Blue Herald
10
Jun
Stop ‘political steroid’ use
by Jim Swanson • 12:08 pm

By: Rep. Kevin O. McCarthy
from “politico.com”

Outrage spread through America when Major League Baseball players were found to have been injecting themselves with steroids, giving some athletes an unfair advantage over the competition. Fundamentally, the fans felt misled by the performance of those “juiced-up” players and did not believe that hard work alone was the primary reason for their statistics. Like Major League Baseball steroid use, a similar unfair advantage is taken by California incumbent politicians.

How?
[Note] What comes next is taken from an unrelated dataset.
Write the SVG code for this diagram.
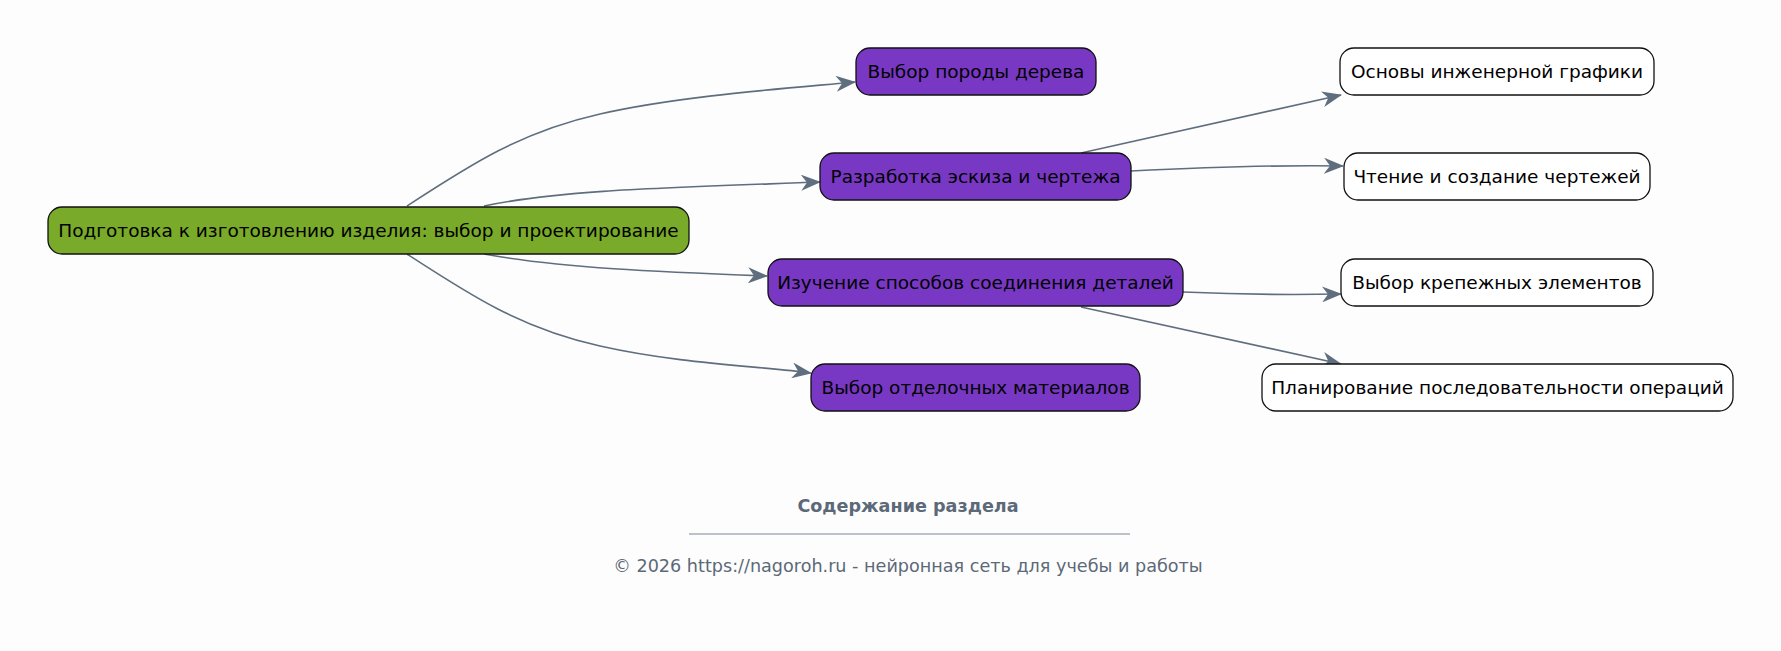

Simply put, politicians in the party controlling the state legislature can gerrymander legislative districts, “juicing-up” electoral results by drawing districts to cherry-pick voters of the same political affiliation, with little regard to whether those gerrymandered lines respect established communities and neighborhoods. Some politicians make “locker-room deals” to lavish themselves and their congressional colleagues with safe voter registration margins, denying voters the opportunity to truly hold politicians accountable through competitive elections.

The American ideal of representative government relies on politicians winning based on the power of ideas, ability and trust — not solely party identification. It’s a perversion of that ideal when we allow politicians to win through unfair advantages, by injecting their own district with a large quantity of voters of the same political affiliation or, worse, “corking their bats” by cutting deals that perpetuate this unfair advantage in other districts to maximize the number of representatives of one party who are sent to Congress. Have we become too jaded to ask: Why should the interests of the incumbents or the political party outweigh the interests of the people?

It is vital that we bring accountability back to the ballot box. We can take an important step in restoring the principles of democratic representation to California by taking the power of drawing electoral districts out of the hands of the politicians and putting it in the hands of the citizens. The effort to empower the voters of California must overcome opposition from strong Republican and Democrat incumbent officeholders. But as the 2003 gubernatorial recall election demonstrated, people can rise above the interests of entrenched politicians.